Goal: The listing below begins with the first line you should copy; stop after the line containing "categories = [str(v)", and drop every picture.

Data provided:
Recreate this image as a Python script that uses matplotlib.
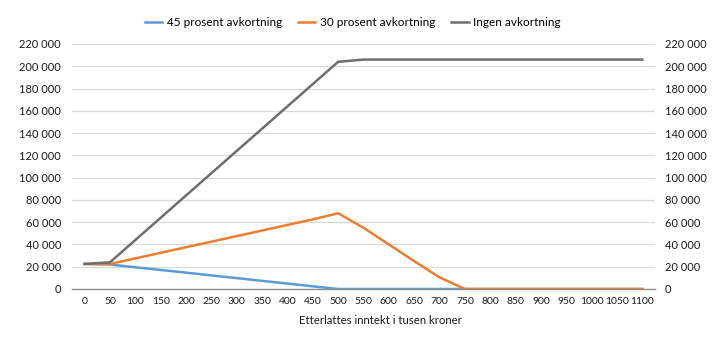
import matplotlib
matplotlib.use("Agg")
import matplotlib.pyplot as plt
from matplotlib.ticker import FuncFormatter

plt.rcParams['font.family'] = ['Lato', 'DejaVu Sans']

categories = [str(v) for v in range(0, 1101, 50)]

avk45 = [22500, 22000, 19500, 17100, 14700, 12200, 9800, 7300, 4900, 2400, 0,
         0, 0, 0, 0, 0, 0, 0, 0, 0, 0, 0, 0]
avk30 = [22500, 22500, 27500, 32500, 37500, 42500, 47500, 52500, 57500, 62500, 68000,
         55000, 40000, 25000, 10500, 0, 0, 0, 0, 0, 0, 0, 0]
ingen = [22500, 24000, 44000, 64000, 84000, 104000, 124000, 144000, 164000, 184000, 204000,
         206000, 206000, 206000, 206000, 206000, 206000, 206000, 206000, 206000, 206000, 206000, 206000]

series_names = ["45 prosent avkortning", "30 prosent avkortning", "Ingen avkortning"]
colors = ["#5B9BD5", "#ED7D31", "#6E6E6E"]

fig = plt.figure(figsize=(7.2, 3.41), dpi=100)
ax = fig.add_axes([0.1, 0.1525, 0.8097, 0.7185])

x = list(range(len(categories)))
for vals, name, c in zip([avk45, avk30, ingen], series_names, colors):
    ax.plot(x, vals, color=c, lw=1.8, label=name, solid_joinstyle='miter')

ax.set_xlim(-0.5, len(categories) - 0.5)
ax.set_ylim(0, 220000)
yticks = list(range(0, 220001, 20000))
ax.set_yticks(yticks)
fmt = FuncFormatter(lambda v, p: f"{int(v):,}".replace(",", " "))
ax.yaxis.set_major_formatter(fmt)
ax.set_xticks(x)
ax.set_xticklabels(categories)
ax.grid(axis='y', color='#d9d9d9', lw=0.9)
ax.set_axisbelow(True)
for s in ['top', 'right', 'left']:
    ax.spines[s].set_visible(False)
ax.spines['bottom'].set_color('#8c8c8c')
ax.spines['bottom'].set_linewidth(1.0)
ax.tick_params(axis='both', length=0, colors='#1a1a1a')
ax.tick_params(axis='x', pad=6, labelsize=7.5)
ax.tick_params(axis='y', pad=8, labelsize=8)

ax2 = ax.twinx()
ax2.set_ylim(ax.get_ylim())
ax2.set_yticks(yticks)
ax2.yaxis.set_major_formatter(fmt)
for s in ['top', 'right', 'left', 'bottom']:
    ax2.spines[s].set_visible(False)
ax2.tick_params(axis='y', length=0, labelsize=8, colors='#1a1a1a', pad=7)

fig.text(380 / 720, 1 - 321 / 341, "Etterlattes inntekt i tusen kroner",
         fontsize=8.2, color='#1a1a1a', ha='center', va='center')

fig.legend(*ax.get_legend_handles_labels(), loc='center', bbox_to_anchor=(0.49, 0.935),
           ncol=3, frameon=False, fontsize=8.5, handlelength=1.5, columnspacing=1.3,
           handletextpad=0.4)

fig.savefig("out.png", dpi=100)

Completed task:
Recreate this image as a Python script that uses matplotlib.
import matplotlib
matplotlib.use("Agg")
import matplotlib.pyplot as plt
from matplotlib.ticker import FuncFormatter

plt.rcParams['font.family'] = ['Lato', 'DejaVu Sans']

categories = [str(v) for v in range(0, 1101, 50)]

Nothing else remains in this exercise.